Newport Centre
Fri 15 July
words NOEL GARDNER photos MEI LEWIS for MISSIONPHOTOGRAPHIC.COM
For a few reasons, it’s hard to know what to make of Judas Priest’s claim that this tour – called the Epitaph Tour, in case you missed the memo – will be their last. They’ve been through the wringer before, losing frontman Rob Halford for over a decade if never actually breaking up; they’ve been quick to point out that they’re already writing new material, despite original guitarist KK Downing quitting just before the tour began; and when they thank the audience for four decades of support at the end of this bombastic blaze of a two-hour set, they seem so sincere and smitten that you wonder how they could bear to make the severance final.
As it stands, though, you won’t get another chance to see one of the four or five most important bands in the history of heavy metal play live again. So who here’s a latecomer getting their fill at the last, and who’s a Priest lifer who’d have filed into this godawful venue no matter what? In the former camp, me; using my skill and judgement while looking round the upstairs bar (the only place you can get a pint in the building – no joke, you can’t have a drink while watching Judas Priest), nearly everyone else looks like legit metal loyalists. People chant “PRIEST PRIEST PRIEST” in between songs and everyone knows better than to ‘start a pit’. I mean, it’s already rammed when main support, Seattle prog-metallers Queensryche, are on, to which I’m going to say “takes all sorts” and leave it at that.

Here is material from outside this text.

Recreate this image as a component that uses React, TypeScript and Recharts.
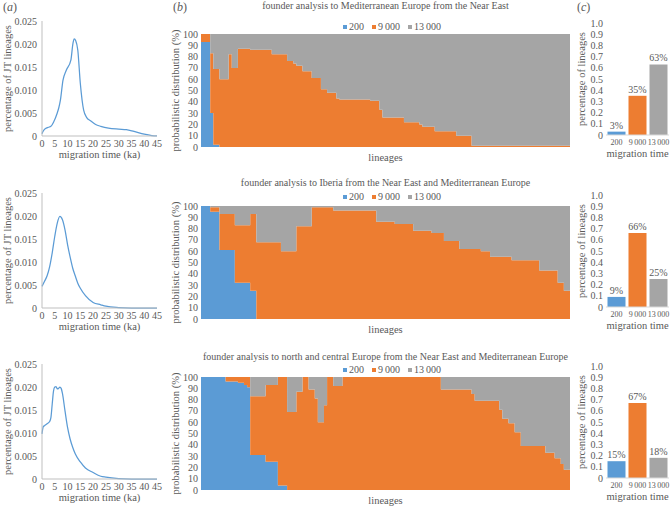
import { AreaChart, Area, LineChart, Line, BarChart, Bar, Cell, LabelList, XAxis, YAxis } from 'recharts'

// (a) density of migration times (ka) for JT lineages, one curve per destination
const medTime = [0, 0.5, 1.3, 2.5, 3.5, 4.6, 5.9, 6.6, 7.2, 8.2, 9.5, 11.3, 12.1, 12.6, 13.2, 14, 15, 16.3, 17.5, 19, 21, 23, 26, 30, 33, 36, 40, 43, 45]
const medDensity = [0.0005, 0.0011, 0.0016, 0.0019, 0.0021, 0.0031, 0.0049, 0.0062, 0.0078, 0.0121, 0.0143, 0.0165, 0.0201, 0.0211, 0.0207, 0.0187, 0.0114, 0.0056, 0.004, 0.0033, 0.0025, 0.0021, 0.0017, 0.0015, 0.0014, 0.001, 0.0004, 0.0001, 0]

const iberiaTime = [0, 1, 2, 3, 4, 5, 6, 7, 8, 9, 10, 11, 12, 13, 14, 15, 17, 20, 23, 25, 30, 35, 40, 45]
const iberiaDensity = [0.0047, 0.0058, 0.007, 0.009, 0.012, 0.0156, 0.0185, 0.0199, 0.0192, 0.017, 0.0138, 0.0111, 0.0087, 0.007, 0.0054, 0.0043, 0.0027, 0.0012, 0.0007, 0.0004, 0.0001, 0, 0, 0]

const northTime = [0, 0.5, 1, 2, 3, 3.5, 4, 4.5, 5, 5.5, 6, 6.5, 7, 7.5, 8, 9, 10, 11, 12, 13, 15, 17, 20, 23, 25, 30, 35, 40, 45]
const northDensity = [0.0098, 0.0114, 0.0116, 0.012, 0.0125, 0.0134, 0.0163, 0.0191, 0.02, 0.0201, 0.0196, 0.0197, 0.02, 0.0197, 0.0186, 0.0148, 0.0112, 0.0087, 0.0069, 0.0055, 0.0037, 0.0024, 0.0014, 0.0006, 0.0004, 0.0001, 0, 0, 0]

const timeTicks = [0, 5, 10, 15, 20, 25, 30, 35, 40, 45]
const densityTicks = [0, 0.005, 0.01, 0.015, 0.02, 0.025]

// (b) per-lineage probability (%) of each founder time; a value holds from its lineage until the next break
const medBreaks = [0, 3, 4, 6, 9, 10, 12, 16, 23, 28, 30, 31, 33, 36, 39, 41, 44, 45, 55, 58, 59, 66, 71, 72, 76, 83, 88, 120]
const med200 = [93, 30, 2, 0, 0, 0, 0, 0, 0, 0, 0, 0, 0, 0, 0, 0, 0, 0, 0, 0, 0, 0, 0, 0, 0, 0, 0, 0]
const med9000 = [7, 53, 67, 60, 82, 70, 87, 86, 82, 76, 74, 72, 67, 61, 51, 48, 43, 42, 41, 33, 26, 22, 20, 18, 14, 10, 1, 1]
const med13000 = [0, 17, 31, 40, 18, 30, 13, 14, 18, 24, 26, 28, 33, 39, 49, 52, 57, 58, 59, 67, 74, 78, 80, 82, 86, 90, 99, 99]

const iberiaBreaks = [0, 3, 6, 11, 16, 18, 26, 31, 36, 43, 57, 63, 69, 75, 79, 84, 91, 94, 101, 110, 116, 118, 120]
const iberia200 = [100, 95, 61, 32, 25, 0, 0, 0, 0, 0, 0, 0, 0, 0, 0, 0, 0, 0, 0, 0, 0, 0, 0]
const iberia9000 = [0, 4, 32, 51, 68, 68, 60, 82, 99, 96, 86, 84, 78, 76, 69, 62, 60, 55, 52, 43, 32, 25, 25]
const iberia13000 = [0, 1, 7, 17, 7, 32, 40, 18, 1, 4, 14, 16, 22, 24, 31, 38, 40, 45, 48, 57, 68, 75, 75]

const northBreaks = [0, 8, 12, 14, 15, 16, 21, 25, 28, 31, 33, 35, 37, 38, 40, 41, 43, 46, 78, 88, 89, 97, 98, 100, 102, 104, 112, 115, 117, 118, 120]
const north200 = [100, 96, 95, 93, 91, 31, 25, 4, 0, 0, 0, 0, 0, 0, 0, 0, 0, 0, 0, 0, 0, 0, 0, 0, 0, 0, 0, 0, 0, 0, 0]
const north9000 = [0, 4, 5, 7, 9, 52, 68, 96, 69, 87, 100, 89, 81, 60, 75, 100, 92, 100, 89, 85, 79, 71, 63, 59, 51, 39, 33, 28, 23, 18, 18]
const north13000 = [0, 0, 0, 0, 0, 17, 7, 0, 31, 13, 0, 11, 19, 40, 25, 0, 8, 0, 11, 15, 21, 29, 37, 41, 49, 61, 67, 72, 77, 82, 82]

const pctTicks = [0, 10, 20, 30, 40, 50, 60, 70, 80, 90, 100]

// (c) share of lineages by migration time
const foundTimes = ['200', '9\u2009000', '13\u2009000']
const medShare = [0.03, 0.35, 0.63]
const iberiaShare = [0.09, 0.66, 0.25]
const northShare = [0.15, 0.67, 0.18]
const shareTicks = [0, 0.1, 0.2, 0.3, 0.4, 0.5, 0.6, 0.7, 0.8, 0.9, 1]

const titles = [
  'founder analysis to Mediterranean Europe from the Near East',
  'founder analysis to Iberia from the Near East and Mediterranean Europe',
  'founder analysis to north and central Europe from the Near East and Mediterranean Europe',
]

const FONT = '"Liberation Serif", "Times New Roman", serif'
const TEXT = '#595959'
const AXIS = '#bfbfbf'
const COLORS = ['#5b9bd5', '#ed7d31', '#a5a5a5']

const ROW_TOP = [0, 172, 343]
const TITLE_Y = [6, 183, 357]
const LEGEND_Y = [27, 197, 370]

const tickStyle = { fontSize: 10, fill: TEXT, fontFamily: FONT }

// axis titles drawn from the axis box recharts hands to the label
function XTitle({ viewBox, value, baseline }: any) {
  const { x, y, width } = viewBox
  return (
    <text x={x + width / 2} y={y + baseline} textAnchor="middle" fontSize={10.5} fill={TEXT} fontFamily={FONT}>
      {value}
    </text>
  )
}

function YTitle({ viewBox, value, dx }: any) {
  const { x, y, height } = viewBox
  const cx = x + dx
  const cy = y + height / 2
  return (
    <text x={cx} y={cy} transform={`rotate(-90 ${cx} ${cy})`} textAnchor="middle" dominantBaseline="central" fontSize={10.5} fill={TEXT} fontFamily={FONT}>
      {value}
    </text>
  )
}

function DensityPanel({ top, time, density }: { top: number; time: number[]; density: number[] }) {
  const data = time.map((t, i) => ({ t, p: density[i] }))
  return (
    <div style={{ position: 'absolute', left: 0, top }}>
      <LineChart width={165} height={162} data={data} margin={{ top: 21, right: 8, bottom: 2, left: 0 }}>
        <XAxis
          type="number"
          dataKey="t"
          domain={[0, 45]}
          ticks={timeTicks}
          interval={0}
          tickLine={false}
          tickSize={0}
          tickMargin={4}
          axisLine={{ stroke: AXIS }}
          tick={tickStyle}
          height={24}
          label={<XTitle value="migration time (ka)" baseline={22} />}
        />
        <YAxis
          type="number"
          domain={[0, 0.025]}
          ticks={densityTicks}
          interval={0}
          width={42}
          tickLine={false}
          tickSize={0}
          tickMargin={5}
          axisLine={{ stroke: AXIS }}
          tick={tickStyle}
          tickFormatter={(v: number) => (v === 0 ? '0' : v.toFixed(3))}
          label={<YTitle value="percentage of JT lineages" dx={7} />}
        />
        <Line dataKey="p" type="monotone" stroke={COLORS[0]} strokeWidth={1.25} dot={false} isAnimationActive={false} />
      </LineChart>
    </div>
  )
}

function LineagePanel({ row, breaks, s200, s9000, s13000 }: { row: number; breaks: number[]; s200: number[]; s9000: number[]; s13000: number[] }) {
  const data = breaks.map((lineage, i) => ({ lineage, a: s200[i], b: s9000[i], c: s13000[i] }))
  return (
    <>
      <div style={{ position: 'absolute', left: 201, width: 369, top: TITLE_Y[row] - 6, textAlign: 'center', fontSize: 10, lineHeight: '12px', color: TEXT, whiteSpace: 'nowrap' }}>
        {titles[row]}
      </div>
      <div style={{ position: 'absolute', left: 343, top: LEGEND_Y[row] - 6, display: 'flex', alignItems: 'center', fontSize: 10, lineHeight: '12px', color: TEXT, whiteSpace: 'nowrap' }}>
        {foundTimes.map((t, i) => (
          <span key={t} style={{ display: 'flex', alignItems: 'center', marginRight: 8 }}>
            <span style={{ width: 4, height: 4, background: COLORS[i], marginRight: 2 }} />
            {t}
          </span>
        ))}
      </div>
      <div style={{ position: 'absolute', left: 160, top: ROW_TOP[row] }}>
        <AreaChart width={415} height={165} data={data} margin={{ top: 34, right: 5, bottom: 2, left: 15 }}>
          <XAxis
            type="number"
            dataKey="lineage"
            domain={[0, 120]}
            tick={false}
            tickLine={false}
            axisLine={false}
            height={16}
            label={<XTitle value="lineages" baseline={13.5} />}
          />
          <YAxis
            type="number"
            domain={[0, 100]}
            ticks={pctTicks}
            interval={0}
            width={26}
            tickLine={false}
            tickSize={0}
            tickMargin={3}
            axisLine={false}
            tick={tickStyle}
            label={<YTitle value="probabilistic distribution (%)" dx={0} />}
          />
          <Area dataKey="a" stackId="p" type="stepAfter" stroke="none" fill={COLORS[0]} fillOpacity={1} isAnimationActive={false} />
          <Area dataKey="b" stackId="p" type="stepAfter" stroke="none" fill={COLORS[1]} fillOpacity={1} isAnimationActive={false} />
          <Area dataKey="c" stackId="p" type="stepAfter" stroke="none" fill={COLORS[2]} fillOpacity={1} isAnimationActive={false} />
        </AreaChart>
      </div>
    </>
  )
}

function SharePanel({ top, share }: { top: number; share: number[] }) {
  const data = foundTimes.map((time, i) => ({ time, share: share[i] }))
  return (
    <div style={{ position: 'absolute', left: 575, top }}>
      <BarChart width={96} height={160} data={data} margin={{ top: 23, right: 2, bottom: 0, left: 0 }} barCategoryGap={1.5}>
        <XAxis
          dataKey="time"
          interval={0}
          tickLine={false}
          tickSize={0}
          tickMargin={4}
          axisLine={{ stroke: '#d9d9d9' }}
          tick={{ fontSize: 8, fill: TEXT, fontFamily: FONT }}
          height={25}
          label={<XTitle value="migration time" baseline={21.5} />}
        />
        <YAxis
          type="number"
          domain={[0, 1]}
          ticks={shareTicks}
          interval={0}
          width={31}
          tickLine={false}
          tickSize={0}
          tickMargin={3}
          axisLine={false}
          tick={tickStyle}
          tickFormatter={(v: number) => (v === 0 ? '0' : v.toFixed(1))}
          label={<YTitle value="percentage of lineages" dx={6} />}
        />
        <Bar dataKey="share" isAnimationActive={false}>
          {data.map((d, i) => (
            <Cell key={d.time} fill={COLORS[i]} />
          ))}
          <LabelList
            dataKey="share"
            position="top"
            offset={3}
            formatter={(v: any) => `${Math.round(Number(v) * 100)}%`}
            style={{ fontSize: 10, fill: TEXT, fontFamily: FONT }}
          />
        </Bar>
      </BarChart>
    </div>
  )
}

const letter = (x: number, l: string) => (
  <div style={{ position: 'absolute', left: x, top: 0, fontSize: 12, lineHeight: '15px', color: TEXT }}>
    (<i>{l}</i>)
  </div>
)

export default function App() {
  return (
    <div style={{ position: 'absolute', left: 0, top: 0, width: 671, height: 507, background: '#fff', fontFamily: FONT, overflow: 'hidden' }}>
      <DensityPanel top={ROW_TOP[0]} time={medTime} density={medDensity} />
      <DensityPanel top={ROW_TOP[1]} time={iberiaTime} density={iberiaDensity} />
      <DensityPanel top={ROW_TOP[2]} time={northTime} density={northDensity} />
      <LineagePanel row={0} breaks={medBreaks} s200={med200} s9000={med9000} s13000={med13000} />
      <LineagePanel row={1} breaks={iberiaBreaks} s200={iberia200} s9000={iberia9000} s13000={iberia13000} />
      <LineagePanel row={2} breaks={northBreaks} s200={north200} s9000={north9000} s13000={north13000} />
      <SharePanel top={ROW_TOP[0]} share={medShare} />
      <SharePanel top={ROW_TOP[1]} share={iberiaShare} />
      <SharePanel top={ROW_TOP[2]} share={northShare} />
      {letter(3, 'a')}
      {letter(173, 'b')}
      {letter(577, 'c')}
    </div>
  )
}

A Judas Priest show… has… everything, basically. There are huge whale-braining metal chains hanging off speakers, a drum riser at head height, columns of flame the like of which immolated James Hetfield, green lasers and wibbly fractal video displays that, combined, do sometimes have the feel of a Tiësto show. That’s not why people clown Tiësto though, it’s because he doesn’t do Heading Out The Highway, Starbreaker and Judas Rising (along with Nostradamus, the only cut from the last two Priest albums aired tonight) in his first five damn songs. Leisure centre sonics aside, they’re pretty killer to listen to – Scott Travis’ double kickdrums bop me on the nose from certain vantage points – and visually, a Priest show is just the last word in theatrics. Halford, even before you consider his Brummie banter and multiple costume changes, is the master of finding something to do onstage when he doesn’t otherwise have much to do – and when he does, his high notes put hairs on your chest. Or shave them off, whatever.
After Never Satisfied and Beyond The Realms Of Death, a couple of throwbacks to when they still had vestiges of bluesy hard rock about them and hadn’t yet pioneered chrome-upon-chrome proto-thrash, we get Breaking The Law. Sang by the crowd – the bloody lot as well, not just the chorus. Travis’ drum solo for tonight (there had to be one) precedes Painkiller, which is like a hall of whirling knives with an opera singer in the middle, and the set highpoint.
It’s run pretty close, as you might imagine if you’re even loosely au fait with Judas Priest, by Halford chugging back onstage atop a motorbike, which signals punky NWOBHM prototype Hell Bent For Leather is up next. From here on in, it’s all hokum, the best kind: a Welsh flag, asking if anyone is from Fishguard (why?), Halford’s bizarre call-and-response vocal workout with the audience, Travis telling us the rest of the band (standing directly behind a stage curtain) will only come out for a final encore if they can hear the crowd SCREEEAAAAAM, Living After Midnight, bowing, plectrum-tossing, the possible swansong of a totally awesome and nearly always respect-worthy bunch of legends. One of the best metal performances I’ve seen, no foolin’, but if it’s knocked into a cocked hat by Hammersmith 1978, or something, that’s cool too.